All are a few degrees shy of the Tiguan SWB equivalent.
The 132TSI switches to an EA888 2.0-litre direct-injection petrol alternative delivering 132kW from 4387-6000rpm and 320Nm from 1500-4387rpm to all four wheels, via a seven-speed DSG and 4Motion part-time AWD system with off-road functions (including a Snow mode).
The results are 7.9L/100km, 181g/km of CO2, and 8.2s to 100km/h.
Next up is the anticipated best-selling 162TSI, using the same basic powertrain, but pumping out 162kW of power between 4300-6200rpm and 350Nm of torque from 1600-4200rpm.
It offers a 6.8s 0-100km/h time and averages 8.3L/100km and 191g/km. All petrol engines require 95 RON premium unleaded or higher.

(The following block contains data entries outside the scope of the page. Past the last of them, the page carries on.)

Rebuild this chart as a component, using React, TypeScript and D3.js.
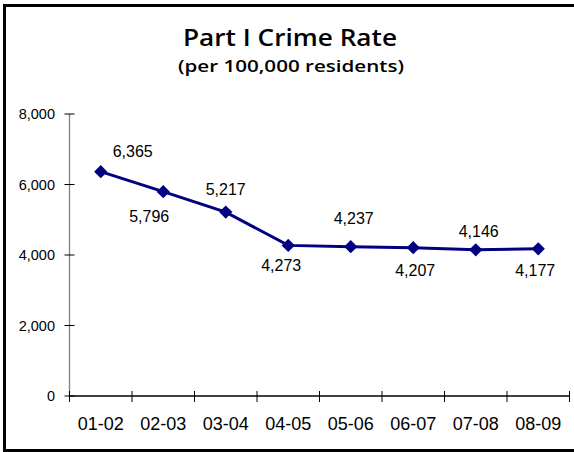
import React from "react";
import * as d3 from "d3";

// Fiscal years and Part I crime rate per 100,000 residents
const years = ["01-02", "02-03", "03-04", "04-05", "05-06", "06-07", "07-08", "08-09"];
const rates = [6365, 5796, 5217, 4273, 4237, 4207, 4146, 4177];
const yTicks = [0, 2000, 4000, 6000, 8000];

// Hand-placed value label offsets (dx, dy from the marker, to the label baseline)
const labelDx = [32, -14, 0, -7, 3, 2, 3, -3];
const labelDy = [-15, 30, -17, 26, -23, 28, -13, 27];

const W = 574;
const H = 452;
const plotLeft = 69.5;
const plotRight = 569.5;
const plotTop = 114;
const plotBottom = 396;

const NAVY = "#000080";
const fmt = d3.format(",");

export default function App() {
  const x = d3.scaleBand<string>().domain(years).range([plotLeft, plotRight]);
  const y = d3.scaleLinear().domain([0, 8000]).range([plotBottom, plotTop]);

  const cx = (i: number) => (x(years[i]) as number) + x.bandwidth() / 2;

  const line = d3
    .line<number>()
    .x((_, i) => cx(i))
    .y((d) => y(d));

  const diamond = d3.symbol().type(d3.symbolSquare).size(88)() as string;

  const boundaries = [...years.map((yr) => x(yr) as number), plotRight];

  return (
    <svg
      width={W}
      height={H}
      style={{ position: "absolute", left: 0, top: 0, background: "#fff", overflow: "hidden" }}
      fontFamily="'Liberation Sans', Arial, sans-serif"
    >
      <rect x={0} y={0} width={W} height={H} fill="#fff" />
      {/* outer frame: left, top and bottom edges, open on the right */}
      <path d={`M ${W} 5.5 H 4.5 V 450.5 H ${W}`} fill="none" stroke="#000" strokeWidth={3} />

      <text
        x={290}
        y={46}
        textAnchor="middle"
        fontFamily="'Open Sans', Lato, sans-serif"
        fontWeight={600}
        fontSize={24}
        textLength={214}
        lengthAdjust="spacingAndGlyphs"
        fill="#000"
      >
        Part I Crime Rate
      </text>
      <text
        x={291}
        y={72}
        textAnchor="middle"
        fontFamily="'Open Sans', Lato, sans-serif"
        fontWeight={600}
        fontSize={16}
        textLength={226}
        lengthAdjust="spacingAndGlyphs"
        fill="#000"
      >
        (per 100,000 residents)
      </text>

      {/* y axis */}
      <line x1={plotLeft} x2={plotLeft} y1={plotTop} y2={plotBottom} stroke="#808080" strokeWidth={1.3} />
      {yTicks.map((t) => (
        <g key={t}>
          <line x1={plotLeft - 5} x2={plotLeft + 5} y1={y(t)} y2={y(t)} stroke="#000" strokeWidth={1} />
          <text x={55} y={y(t)} dy="0.36em" textAnchor="end" fontSize={14.5} fill="#000">
            {fmt(t)}
          </text>
        </g>
      ))}

      {/* x axis */}
      <line x1={plotLeft} x2={plotRight} y1={plotBottom} y2={plotBottom} stroke="#000" strokeWidth={1.3} />
      {boundaries.map((b, i) => (
        <line key={i} x1={b} x2={b} y1={plotBottom - 5} y2={plotBottom + 6} stroke="#000" strokeWidth={1} />
      ))}
      {years.map((yr, i) => (
        <text key={yr} x={cx(i)} y={430} textAnchor="middle" fontSize={18} fill="#000">
          {yr}
        </text>
      ))}

      {/* series */}
      <path d={line(rates) as string} fill="none" stroke={NAVY} strokeWidth={3} />
      {rates.map((v, i) => (
        <path key={i} d={diamond} transform={`translate(${cx(i)},${y(v)}) rotate(45)`} fill={NAVY} />
      ))}
      {rates.map((v, i) => (
        <text
          key={i}
          x={cx(i) + labelDx[i]}
          y={y(v) + labelDy[i]}
          textAnchor="middle"
          fontSize={16}
          fill="#000"
        >
          {fmt(v)}
        </text>
      ))}
    </svg>
  );
}
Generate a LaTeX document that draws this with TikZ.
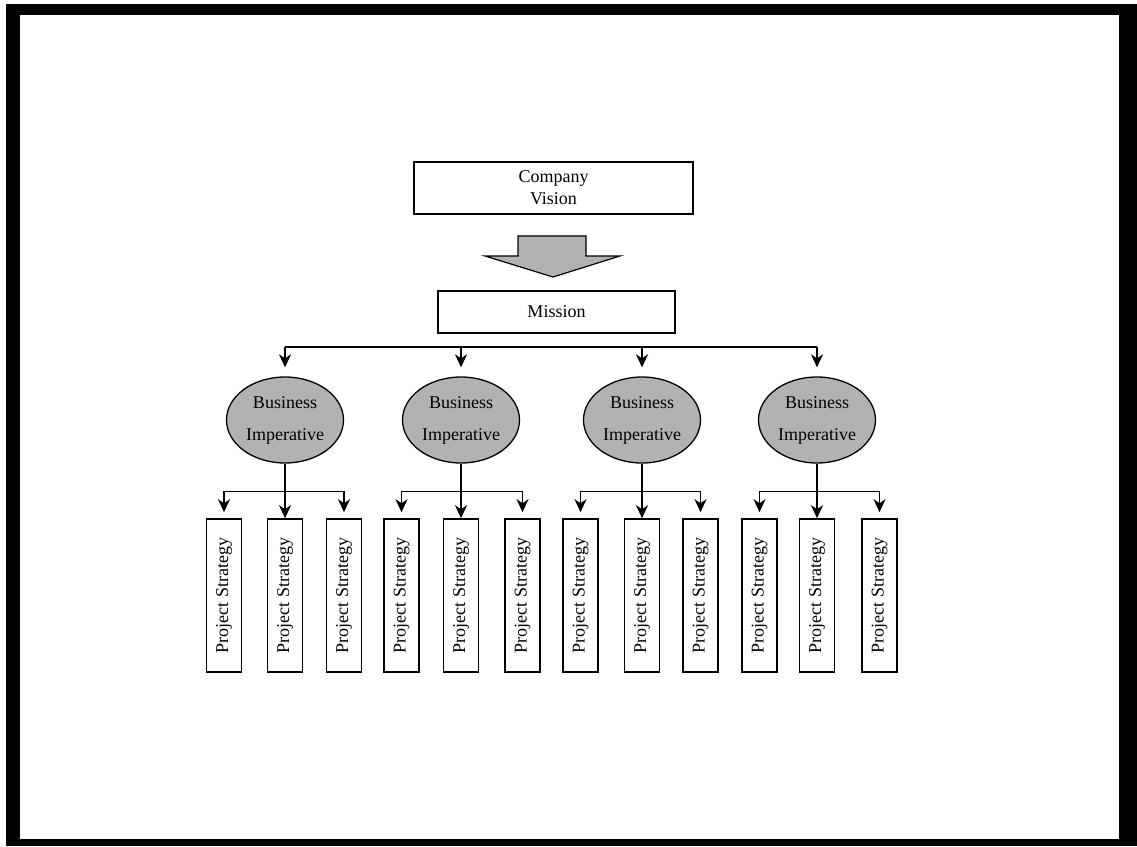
\documentclass[tikz,border=0pt]{standalone}
\usepackage{fontspec}
\setmainfont{Liberation Serif}
\usetikzlibrary{arrows.meta,shapes.geometric}
\definecolor{fillgray}{RGB}{178,178,178}
\begin{document}
\begin{tikzpicture}[x=1pt,y=-1pt,
  box/.style={draw=black,line width=1.6pt,fill=white,inner sep=0pt,align=center,
    font=\fontsize{18}{22}\selectfont},
  imp/.style={ellipse,draw=black,line width=1.3pt,fill=fillgray,inner sep=0pt,
    minimum width=117pt,minimum height=86pt,align=center,
    font=\fontsize{18}{32}\selectfont},
  psbox/.style={draw=black,line width=1.6pt,fill=white,inner sep=0pt,rotate=90,
    minimum width=153pt,minimum height=35pt,font=\fontsize{18}{22}\selectfont},
  conn/.style={line width=1.6pt,draw=black},
  arr/.style={conn,-{Stealth[length=13pt,width=12pt,inset=4pt]}}
]
\useasboundingbox (0,0) rectangle (1137,846);
% frame
\fill[black] (6,4) rectangle (1137,846);
\fill[white] (20,15) rectangle (1119,839);

% top boxes
\node[box,minimum width=279pt,minimum height=52pt] (vision) at (553.5,188) {Company\\Vision};
\node[box,minimum width=237pt,minimum height=42pt] (mission) at (556.5,312) {Mission};

% big arrow
\draw[line width=1.2pt,fill=fillgray,line join=miter]
  (518,236) -- (586,236) -- (586,256) -- (620,256) -- (553,277) -- (485,256) -- (518,256) -- cycle;

% business imperatives
\node[imp] (e1) at (285,420) {Business\\Imperative};
\node[imp] (e2) at (461,420) {Business\\Imperative};
\node[imp] (e3) at (642,420) {Business\\Imperative};
\node[imp] (e4) at (817,420) {Business\\Imperative};

% project strategies
\foreach \g/\a/\b/\c in {1/224/285/344, 2/401.5/461/522.5, 3/580.5/642/700.5, 4/759.5/817/879.5}{
  \node[psbox] (b\g1) at (\a,595.5) {Project Strategy};
  \node[psbox] (b\g2) at (\b,595.5) {Project Strategy};
  \node[psbox] (b\g3) at (\c,595.5) {Project Strategy};
}

% mission bus
\path (mission.south) ++(0,13) coordinate (bus);
\draw[conn] (e1.north |- bus) -- (e4.north |- bus);
\foreach \i in {1,2,3,4}{
  \draw[arr,shorten >=9pt] (e\i.north |- bus) -- (e\i.north);
}

% imperative to strategies
\foreach \g in {1,2,3,4}{
  \path (e\g.south) ++(0,28) coordinate (j\g);
  \draw[arr] (e\g.south) -- (e\g.south |- b\g2.east);
  \draw[arr,shorten >=6pt] (j\g) -| (b\g1.east);
  \draw[arr,shorten >=6pt] (j\g) -| (b\g3.east);
}
\end{tikzpicture}
\end{document}
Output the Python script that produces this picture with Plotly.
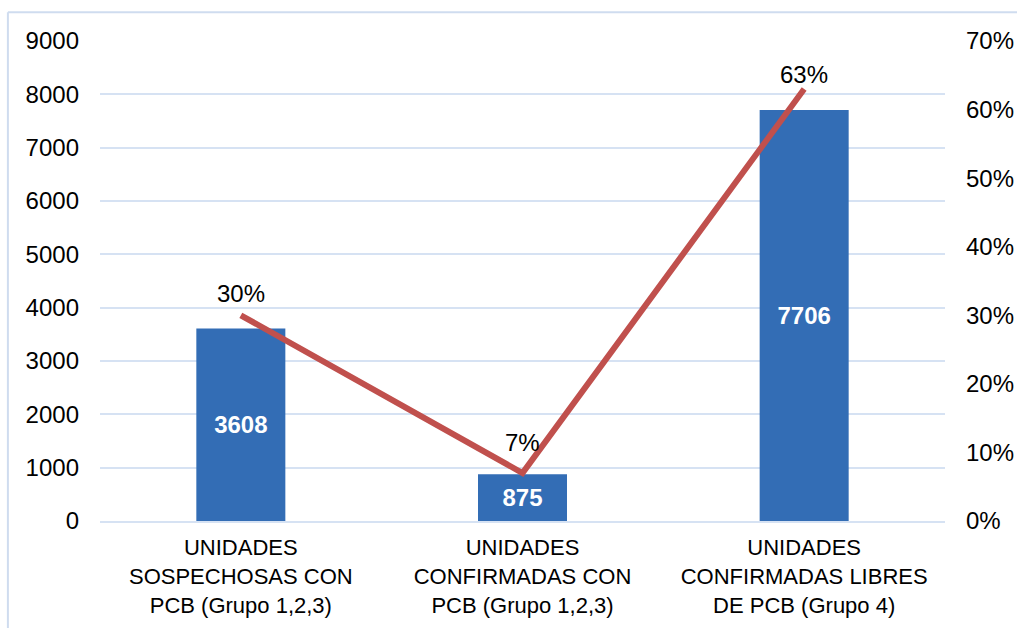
import plotly.graph_objects as go

categories = [
    "UNIDADES<br>SOSPECHOSAS CON<br>PCB (Grupo 1,2,3)",
    "UNIDADES<br>CONFIRMADAS CON<br>PCB (Grupo 1,2,3)",
    "UNIDADES<br>CONFIRMADAS LIBRES<br>DE PCB (Grupo 4)",
]
units = [3608, 875, 7706]
shares = [0.30, 0.07, 0.63]
share_labels = ["30%", "7%", "63%"]
label_shift = [22, 31, 15]

fig = go.Figure()
fig.add_trace(go.Bar(
    x=categories, y=units, width=0.316,
    marker=dict(color="#336db5", line=dict(width=0)),
    text=[str(v) for v in units], textposition="inside", insidetextanchor="middle",
    textfont=dict(color="white", size=24, family="Liberation Sans, Arial", weight="bold"),
    yaxis="y", showlegend=False,
))
fig.add_trace(go.Scatter(
    x=categories, y=shares, mode="lines",
    line=dict(color="#c0504d", width=6),
    yaxis="y2", showlegend=False,
))

annotations = [
    dict(x=c, y=s, xref="x", yref="y2", text=t, showarrow=False, yshift=sh,
         yanchor="middle", font=dict(color="black", size=24, family="Liberation Sans, Arial"))
    for c, s, t, sh in zip(categories, shares, share_labels, label_shift)
]

grid = "#d6e2f3"
fig.update_layout(
    width=1017, height=628,
    margin=dict(l=100, r=72, t=41, b=107, autoexpand=False),
    paper_bgcolor="white", plot_bgcolor="white",
    font=dict(family="Liberation Sans, Arial", size=24, color="black"),
    bargap=0.684,
    annotations=annotations,
    xaxis=dict(
        showgrid=False, showline=True, linecolor=grid, linewidth=2,
        tickfont=dict(family="Liberation Sans, Arial", size=22),
        ticks="", ticklabelstandoff=6, automargin=False,
    ),
    yaxis=dict(
        range=[0, 9000], dtick=1000, showgrid=True, gridcolor=grid, gridwidth=2,
        zeroline=False, showline=False, ticks="", ticklabelstandoff=20,
        tickfont=dict(size=24), automargin=False,
    ),
    yaxis2=dict(
        range=[0, 0.7], dtick=0.1, tickformat=".0%", overlaying="y", side="right",
        showgrid=False, zeroline=False, showline=False, ticks="", ticklabelstandoff=20,
        tickfont=dict(size=24), automargin=False,
    ),
    shapes=[
        dict(type="line", xref="paper", yref="paper", x0=-0.109, x1=1.1, y0=1.06, y1=1.06,
             line=dict(color="#cfdcef", width=2)),
        dict(type="line", xref="paper", yref="paper", x0=-0.109, x1=-0.109, y0=1.06, y1=-0.3,
             line=dict(color="#cfdcef", width=2)),
    ],
)

fig.write_html("out.html")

Meanwhile, the Tiguan Allspace’s 2.0-litre TDI 4Motion turbo-diesel AWDs with seven-speed DSG come in two choices – a 110TDI making 110kW between 3500-4000rpm and 340Nm between 1750-3000rpm.
The 140TDI version offers 140kW and 400Nm (to 3200rpm).
Intriguingly, despite the latter’s stronger outputs, the 140TDI is slightly more frugal at 6.0L/100km (versus 6.1L); both average 159g/km for CO2 emissions, but there is a 1.3s gap to 100km/h at 8.6s). Both diesels require AdBlue urea solution.
Only the bigger diesel has a towing capacity of 2500kg, 100kg more than the petrol AWDs, 500kg better than the 110TDI and 700kg greater than the 110TSI.
All model year 2018 Tiguans now gain an electric tailgate, while the Allspace also features third-row airbags, an inch-larger alloys at 18-inches, keyless auto-entry with push-button start, and LED headlights.
Scoring a five-star ANCAP rating, these come on top of autonomous emergency braking (AEB), lane-keep assistance, front and rear parking sensors with auto reverse-park assistance, satellite navigation, three-zone climate control and auto on/off headlights and wipers already standard.
Another Tiguan range-wide update is adaptive dampers on all models offering 19-inch wheels (unavailable on the 110TSI), while adaptive cruise control, blind-spot and rear cross-traffic alert, a 9.2-inch touchscreen (up from 8.0in) and heated rear seats are also available.
Service intervals are every 12 months/15,000km, whichever comes first, while the warranty is for three years/unlimited kilometres.